Héctor Cárdenas

Personal information
- Full name: Héctor Fabio Cárdenas Berrío
- Date of birth: 28 August 1979 (age 46)
- Place of birth: Cali, Colombia

Managerial career
- Years: Team
- 2011–2014: Deportivo Cali (youth)
- 2012: Deportivo Cali (interim)
- 2014: Deportivo Cali
- 2015–2016: Deportivo Cali (youth)
- 2017: Deportivo Cali
- 2018–2022: Colombia U17
- 2022–2024: Colombia U20
- 2022: Colombia (interim)
- 2023–2024: Colombia U23
- 2024–2026: Inter Palmira

= Héctor Cárdenas =

Colombian football manager

Héctor Fabio Cárdenas Berrío (born 28 August 1979) is a Colombian football manager.

==Career==
Born in Cali, Cárdenas worked for the Valle del Cauca Department League and Boca Juniors de Cali before joining Deportivo Cali in 2011, as a youth coach. On 9 October 2012, he was named interim manager of the first team for the remainder of the season, after Julio Comesaña resigned.

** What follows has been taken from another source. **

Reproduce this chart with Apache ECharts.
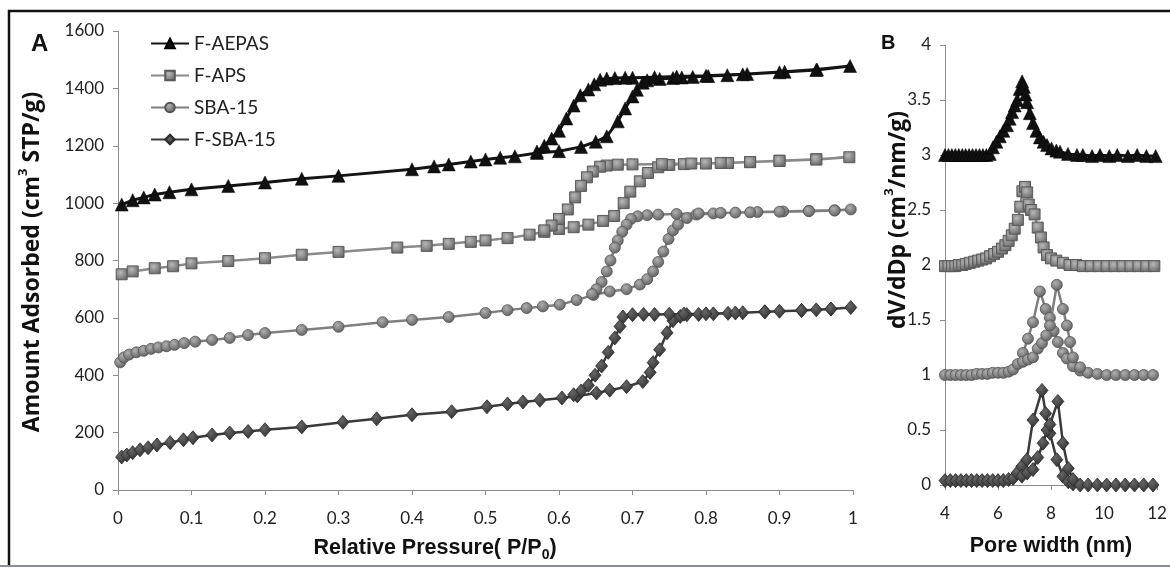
<!DOCTYPE html>
<html>
<head>
<meta charset="utf-8">
<script src="https://cdn.jsdelivr.net/npm/echarts@6/dist/echarts.min.js"></script>
<style>
  html, body { margin: 0; padding: 0; background: #ffffff; }
  #chart { width: 1170px; height: 571px; }
</style>
</head>
<body>
<div id="chart"></div>
<script>
// ---- Nitrogen isotherms: [P/P0, amount adsorbed (cm3 STP/g)] ----
const aepasAds = [[0.005,995],[0.02,1010],[0.035,1020],[0.05,1030],[0.07,1038],[0.1,1048],[0.15,1060],[0.2,1072],[0.25,1085],[0.3,1095],[0.4,1118],[0.43,1128],[0.45,1135],[0.48,1145],[0.5,1152],[0.52,1158],[0.54,1163],[0.57,1175],[0.6,1181],[0.63,1196],[0.65,1214],[0.665,1233],[0.68,1285],[0.69,1330],[0.7,1372],[0.706,1395],[0.714,1420],[0.72,1428],[0.737,1433],[0.755,1436],[0.767,1438],[0.782,1440],[0.803,1443],[0.829,1446],[0.856,1450],[0.907,1458],[0.951,1466],[0.996,1478]];
const aepasDes = [[0.95,1464],[0.9,1456],[0.85,1449],[0.8,1444],[0.76,1441],[0.73,1439],[0.7,1437],[0.69,1437],[0.676,1436],[0.665,1434],[0.656,1430],[0.648,1414],[0.64,1396],[0.629,1376],[0.62,1340],[0.61,1295],[0.6,1252],[0.59,1225],[0.58,1200],[0.57,1180]];

const apsAds = [[0.005,752],[0.02,762],[0.05,773],[0.075,780],[0.1,790],[0.15,798],[0.2,808],[0.25,820],[0.3,830],[0.38,845],[0.42,851],[0.45,858],[0.48,865],[0.5,870],[0.53,878],[0.56,890],[0.58,900],[0.6,910],[0.62,916],[0.64,925],[0.66,938],[0.675,955],[0.688,1000],[0.697,1040],[0.71,1076],[0.721,1105],[0.735,1125],[0.75,1133],[0.77,1136],[0.8,1138],[0.83,1140],[0.86,1143],[0.9,1148],[0.95,1153],[0.995,1160]];
const apsDes = [[0.95,1152],[0.9,1147],[0.86,1143],[0.82,1140],[0.78,1138],[0.74,1136],[0.7,1135],[0.68,1134],[0.665,1131],[0.656,1127],[0.646,1110],[0.638,1090],[0.63,1060],[0.622,1020],[0.612,978],[0.6,945],[0.59,922],[0.58,905]];

const sbaAds = [[0.003,445],[0.008,462],[0.015,472],[0.025,480],[0.035,485],[0.045,492],[0.055,497],[0.066,501],[0.077,506],[0.09,512],[0.105,517],[0.128,523],[0.152,530],[0.177,540],[0.2,547],[0.25,558],[0.3,569],[0.36,585],[0.4,593],[0.45,603],[0.5,617],[0.53,627],[0.556,634],[0.578,640],[0.601,646],[0.624,662],[0.647,680],[0.669,692],[0.692,700],[0.71,716],[0.72,735],[0.728,762],[0.735,795],[0.742,831],[0.749,875],[0.755,905],[0.762,925],[0.774,948],[0.787,960],[0.81,964],[0.84,967],[0.87,969],[0.905,971],[0.94,973],[0.975,975],[0.997,978]];
const sbaDes = [[0.975,974],[0.94,972],[0.9,970],[0.86,968],[0.82,966],[0.79,964],[0.76,962],[0.735,960],[0.72,958],[0.707,954],[0.698,945],[0.692,925],[0.686,900],[0.68,870],[0.676,845],[0.67,800],[0.665,762],[0.658,725],[0.651,700],[0.645,683]];

const fsbaAds = [[0.005,115],[0.012,122],[0.02,130],[0.03,140],[0.041,147],[0.053,157],[0.071,165],[0.089,175],[0.102,182],[0.128,192],[0.152,199],[0.177,204],[0.2,210],[0.25,220],[0.306,236],[0.352,248],[0.4,262],[0.454,273],[0.502,290],[0.53,300],[0.551,307],[0.574,313],[0.604,321],[0.625,328],[0.651,338],[0.669,348],[0.692,360],[0.714,378],[0.724,410],[0.728,444],[0.737,489],[0.747,548],[0.755,590],[0.765,605],[0.774,611],[0.79,612],[0.81,614],[0.83,616],[0.85,618],[0.88,621],[0.9,623],[0.93,626],[0.95,628],[0.97,631],[0.997,636]];
const fsbaDes = [[0.97,631],[0.93,626],[0.88,621],[0.84,617],[0.8,614],[0.77,613],[0.75,613],[0.73,612],[0.715,612],[0.7,611],[0.687,603],[0.683,570],[0.676,530],[0.667,480],[0.658,432],[0.649,400],[0.64,365],[0.63,345],[0.62,332]];

// ---- Pore size distributions: [pore width (nm), dV/dDp] ----
const psdAepas = [[4.0,3.0],[4.13,3.0],[4.26,3.0],[4.39,3.0],[4.52,3.0],[4.65,3.0],[4.78,3.0],[4.91,3.0],[5.04,3.0],[5.17,3.0],[5.3,3.0],[5.43,3.0],[5.56,3.0],[5.69,3.01],[5.81,3.07],[5.94,3.12],[6.07,3.17],[6.2,3.22],[6.34,3.27],[6.44,3.33],[6.53,3.39],[6.63,3.45],[6.72,3.5],[6.82,3.6],[6.91,3.67],[6.98,3.62],[7.04,3.55],[7.1,3.48],[7.2,3.38],[7.32,3.29],[7.45,3.22],[7.58,3.16],[7.72,3.12],[7.85,3.09],[8.02,3.06],[8.2,3.04],[8.34,3.03],[8.64,3.01],[8.98,3.0],[9.2,3.0],[9.55,2.99],[9.85,3.0],[10.2,2.99],[10.5,3.0],[10.9,2.99],[11.25,3.0],[11.6,2.99],[11.95,2.99]];
const psdAps = [[4.0,1.99],[4.13,1.99],[4.26,1.99],[4.39,1.99],[4.52,2.0],[4.65,2.0],[4.78,2.01],[4.94,2.02],[5.1,2.03],[5.25,2.04],[5.4,2.05],[5.55,2.06],[5.7,2.08],[5.85,2.1],[6.0,2.12],[6.15,2.15],[6.28,2.18],[6.4,2.22],[6.52,2.27],[6.63,2.33],[6.75,2.41],[6.84,2.53],[6.92,2.67],[7.02,2.71],[7.1,2.66],[7.16,2.55],[7.25,2.5],[7.38,2.46],[7.5,2.34],[7.62,2.25],[7.72,2.16],[7.85,2.09],[8.0,2.06],[8.2,2.04],[8.45,2.02],[8.7,2.0],[8.95,2.0],[9.2,1.99],[9.5,1.99],[9.8,1.99],[10.1,1.99],[10.4,1.99],[10.7,1.99],[11.0,1.99],[11.3,1.99],[11.6,1.99],[11.9,1.99]];
const psdSbaA = [[4.0,1.0],[4.2,1.0],[4.4,1.0],[4.6,1.0],[4.8,1.0],[5.0,1.0],[5.2,1.01],[5.4,1.01],[5.6,1.01],[5.8,1.02],[6.0,1.02],[6.2,1.02],[6.4,1.03],[6.57,1.05],[6.75,1.1],[6.94,1.2],[7.13,1.33],[7.32,1.48],[7.58,1.76],[7.8,1.6],[7.96,1.52],[8.1,1.4],[8.26,1.3],[8.45,1.2],[8.6,1.15],[8.83,1.08],[9.1,1.04],[9.4,1.02],[9.75,1.01],[10.1,1.0],[10.45,1.0],[10.8,1.0],[11.15,1.0],[11.5,1.0],[11.85,1.0]];
const psdSbaB = [[6.94,1.12],[7.13,1.14],[7.32,1.16],[7.5,1.24],[7.66,1.29],[7.82,1.36],[7.96,1.45],[8.22,1.82],[8.45,1.6],[8.6,1.45],[8.72,1.3],[8.83,1.16],[9.1,1.07]];
const psdFsbaA = [[4.0,0.04],[4.2,0.04],[4.4,0.04],[4.6,0.04],[4.8,0.04],[5.0,0.04],[5.2,0.04],[5.4,0.04],[5.6,0.04],[5.8,0.04],[6.0,0.04],[6.2,0.04],[6.4,0.05],[6.57,0.06],[6.72,0.11],[6.9,0.17],[7.09,0.23],[7.32,0.59],[7.66,0.86],[7.8,0.65],[7.96,0.47],[8.22,0.23],[8.45,0.08],[8.65,0.03],[8.83,0.01],[9.1,0.0],[9.4,0.0],[9.75,0.0],[10.1,0.0],[10.45,0.0],[10.8,0.0],[11.15,0.0],[11.5,0.0],[11.85,0.0]];
const psdFsbaB = [[6.9,0.08],[7.1,0.11],[7.32,0.14],[7.5,0.25],[7.7,0.38],[7.85,0.5],[7.96,0.55],[8.26,0.76],[8.45,0.38],[8.65,0.15],[8.83,0.05]];

const seriesNames = ['F-AEPAS', 'F-APS', 'SBA-15', 'F-SBA-15'];

function shade(light, dark) {
  return { type: 'radial', x: 0.4, y: 0.35, r: 0.7,
    colorStops: [{ offset: 0, color: light }, { offset: 1, color: dark }] };
}

// per-sample styling shared by both panels
const styles = {
  'F-AEPAS': { symbol: 'triangle', size: 13, line: '#141414', width: 3,
               item: { color: '#111111', borderColor: '#000000', borderWidth: 0.5 } },
  'F-APS':   { symbol: 'rect', size: 11, line: '#8a8a8a', width: 2.5,
               item: { color: shade('#b8b8b8', '#666666'), borderColor: '#5a5a5a', borderWidth: 1 } },
  'SBA-15':  { symbol: 'circle', size: 11, line: '#7f7f7f', width: 2.5,
               item: { color: shade('#b0b0b0', '#5c5c5c'), borderColor: '#555555', borderWidth: 0.8 } },
  'F-SBA-15':{ symbol: 'diamond', size: [12, 14], line: '#3a3a3a', width: 2.5,
               item: { color: shade('#666666', '#2e2e2e'), borderColor: '#2a2a2a', borderWidth: 0.8 } }
};

function lineSeries(name, data, axisIdx) {
  const s = styles[name];
  return {
    name: name, type: 'line', data: data,
    xAxisIndex: axisIdx, yAxisIndex: axisIdx,
    symbol: s.symbol, symbolSize: s.size, showSymbol: true,
    lineStyle: { color: s.line, width: s.width },
    itemStyle: s.item,
    emphasis: { disabled: true },
    silent: true, z: 3
  };
}

const axisLineStyle = { show: true, lineStyle: { color: '#8c8c8c', width: 1 } };
const tickStyle = { show: true, length: 5, inside: false, lineStyle: { color: '#8c8c8c' } };
const tickFont = { fontFamily: 'Lato', fontSize: 17, color: '#222222', formatter: function (v) { return String(v); } };

const boldTitle = { fontFamily: 'Open Sans', fontWeight: 'bold', fontSize: 23, fill: '#111', lineHeight: 30 };
const boldSup = { fontFamily: 'Open Sans', fontWeight: 'bold', fontSize: 13, fill: '#111', lineHeight: 22, verticalAlign: 'top' };
const xTitle = { fontFamily: 'Liberation Sans', fontWeight: 'bold', fontSize: 21.5, fill: '#111', lineHeight: 28 };
const xSub = { fontFamily: 'Liberation Sans', fontWeight: 'bold', fontSize: 14, fill: '#111', lineHeight: 16, verticalAlign: 'bottom' };

const chart = echarts.init(document.getElementById('chart'), null, { renderer: 'canvas' });

chart.setOption({
  animation: false,
  backgroundColor: '#ffffff',
  legend: {
    data: seriesNames,
    orient: 'vertical',
    left: 145, top: 29,
    itemWidth: 38, itemHeight: 12, itemGap: 13,
    textStyle: { fontFamily: 'Lato', fontSize: 19, color: '#222222' },
    selectedMode: false
  },
  grid: [
    { left: 118, right: 317, top: 31, bottom: 81 },
    { left: 945, right: 13, top: 45, bottom: 86 }
  ],
  xAxis: [
    { gridIndex: 0, type: 'value', min: 0, max: 1, interval: 0.1,
      axisLine: axisLineStyle, axisTick: tickStyle, splitLine: { show: false },
      axisLabel: Object.assign({ margin: 20 }, tickFont) },
    { gridIndex: 1, type: 'value', min: 4, max: 12, interval: 2,
      axisLine: axisLineStyle, axisTick: tickStyle, splitLine: { show: false },
      axisLabel: Object.assign({ margin: 20 }, tickFont),
      name: 'Pore width (nm)', nameLocation: 'middle', nameGap: 50,
      nameTextStyle: { fontFamily: 'Liberation Sans', fontWeight: 'bold', fontSize: 21.5, color: '#111' } }
  ],
  yAxis: [
    { gridIndex: 0, type: 'value', min: 0, max: 1600, interval: 200,
      axisLine: axisLineStyle, axisTick: tickStyle, splitLine: { show: false },
      axisLabel: Object.assign({ margin: 14 }, tickFont) },
    { gridIndex: 1, type: 'value', min: 0, max: 4, interval: 0.5,
      axisLine: axisLineStyle, axisTick: tickStyle, splitLine: { show: false },
      axisLabel: Object.assign({ margin: 14 }, tickFont) }
  ],
  series: [
    lineSeries('F-AEPAS', aepasAds.concat(aepasDes), 0),
    lineSeries('F-APS', apsAds.concat(apsDes), 0),
    lineSeries('SBA-15', sbaAds.concat(sbaDes), 0),
    lineSeries('F-SBA-15', fsbaAds.concat(fsbaDes), 0),
    lineSeries('F-AEPAS', psdAepas, 1),
    lineSeries('F-APS', psdAps, 1),
    lineSeries('SBA-15', psdSbaA, 1),
    lineSeries('SBA-15', psdSbaB, 1),
    lineSeries('F-SBA-15', psdFsbaA, 1),
    lineSeries('F-SBA-15', psdFsbaB, 1)
  ],
  graphic: [
    // axis titles
    { type: 'text', x: 32, y: 262, rotation: Math.PI / 2,
      style: { text: '{t|Amount Adsorbed (cm}{p|3}{t| STP/g)}', align: 'center', verticalAlign: 'middle',
               rich: { t: boldTitle, p: boldSup } } },
    { type: 'text', x: 898, y: 220, rotation: Math.PI / 2,
      style: { text: '{t|dV/dDp (cm}{p|3}{t|/nm/g)}', align: 'center', verticalAlign: 'middle',
               rich: { t: boldTitle, p: boldSup } } },
    { type: 'text', x: 435, y: 548,
      style: { text: '{t|Relative Pressure( P/P}{s|0}{t|)}', align: 'center', verticalAlign: 'middle',
               rich: { t: xTitle, s: xSub } } },
    // panel letters
    { type: 'text', left: 31, top: 32, style: { text: 'A', font: 'bold 24px "Liberation Sans"', fill: '#111' } },
    { type: 'text', left: 881, top: 33, style: { text: 'B', font: 'bold 20px "Liberation Sans"', fill: '#111' } },
    // frame lines
    { type: 'line', shape: { x1: 8, y1: 11, x2: 1170, y2: 11 }, style: { stroke: '#111111', lineWidth: 2.5 } },
    { type: 'line', shape: { x1: 9, y1: 10, x2: 9, y2: 566 }, style: { stroke: '#111111', lineWidth: 2.5 } },
    { type: 'line', shape: { x1: 0, y1: 566, x2: 1170, y2: 566 }, style: { stroke: '#8a9099', lineWidth: 2 } }
  ]
});
</script>
</body>
</html>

Cárdenas returned to his previous role after the appointment of Leonel Álvarez, but was named manager of the club on 26 February 2014, after Álvarez was sacked. On 2 December 2014, Deportivo Cali announced that Cárdenas would not be the manager of the club for the ensuing campaign, and he subsequently returned to the youth setup.

On 13 March 2017, Cárdenas was again named manager of the first team in the place of Mario Yepes. On 17 October, however, he was himself dismissed.

On 30 May 2018, Cárdenas was appointed manager of the Colombia national under-17 team. He became the manager of the under-20s on 16 February 2022, being also named interim manager of the full side in May. On 27 June 2023, he was also appointed as manager of the national under-23 team, however, he was dismissed from the Colombian youth sides on 12 February 2024 following the poor performances of the under-23 side at the 2023 Pan American Games and the 2024 CONMEBOL Pre-Olympic Tournament.

On 14 August 2024, Cárdenas was announced as manager of Inter Palmira, in the Colombian second tier league Categoría Primera B. Despite qualifying the club for the final rounds of the league for three tournaments in a row, Cárdenas was dismissed on 8 August 2026.